Kennedy called his “nay” vote on the 2002 Iraq War Resolution the best he ever cast in the Senate. But not for the reasons you might expect. His focus was not on just the geopolitical debate over peace and war, or even being on the “right” political side. It’s that Kennedy saw war’s personal costs more clearly than most of his colleagues.
In November 2003, he attended the funeral of John Hart of Bedford. There, Hart’s parents, Brian and Alma, told Kennedy about the lack of armor on their son’s Humvee. Two weeks later Kennedy held the first congressional hearings on body and vehicular armor. That armor is standard equipment on Humvees today. “Brian and his wife, Alma, turned that enormous personal tragedy into a remarkable force for change,” Kennedy told the National Press Club in January 2007. He could have been talking about himself.
He spent his life transforming his troubles into the nation’s gain. Seventeen years after Teddy Jr. lost his leg, for instance, Kennedy was instrumental in ushering through the passage of the Americans with Disabilities Act. And always there was Kennedy’s greatest sympathy: wanting to help those who lacked the healthcare that he could afford.

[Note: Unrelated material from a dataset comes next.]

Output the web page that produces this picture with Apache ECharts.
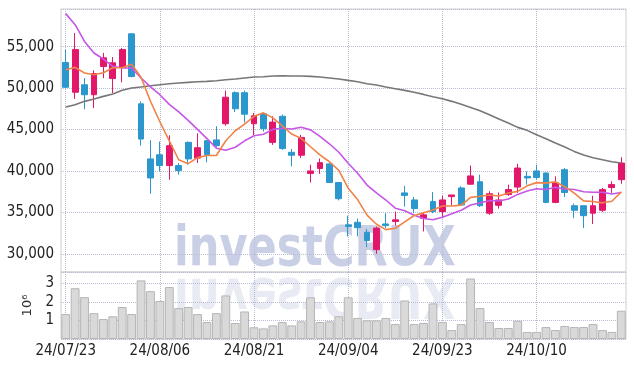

In his memoir, True Compass, Kennedy describes how he committed himself to the issue after Bobby’s death in 1968: “I recognized that improving healthcare, and ensuring Americans’ ability to pay for it, would be my main mission, and I would fight for it for however long it would take.” Though he oversaw improvements in Medicaid and Medicare, the mission lasted longer than he could fight for it. Just as with his brother and civil rights, Ted Kennedy’s signature bill would have to succeed after his death.
In 1957, then-Senator John F. Kennedy chaired the panel that named Webster, Clay, Calhoun, LaFollette, and Taft as the greatest senators of all time. If such a panel existed today, JFK’s youngest brother would surely be at the top of that list.
Chiseled in granite near the graves of the three Kennedy brothers at Arlington National Cemetery is a quotation from Aeschylus that Bobby was known to recite. “In our sleep, pain that cannot forget falls drop by drop upon the heart, and in our despair, against our will, comes wisdom through the awful grace of God.” For the last of the brothers, there can be no better epitaph.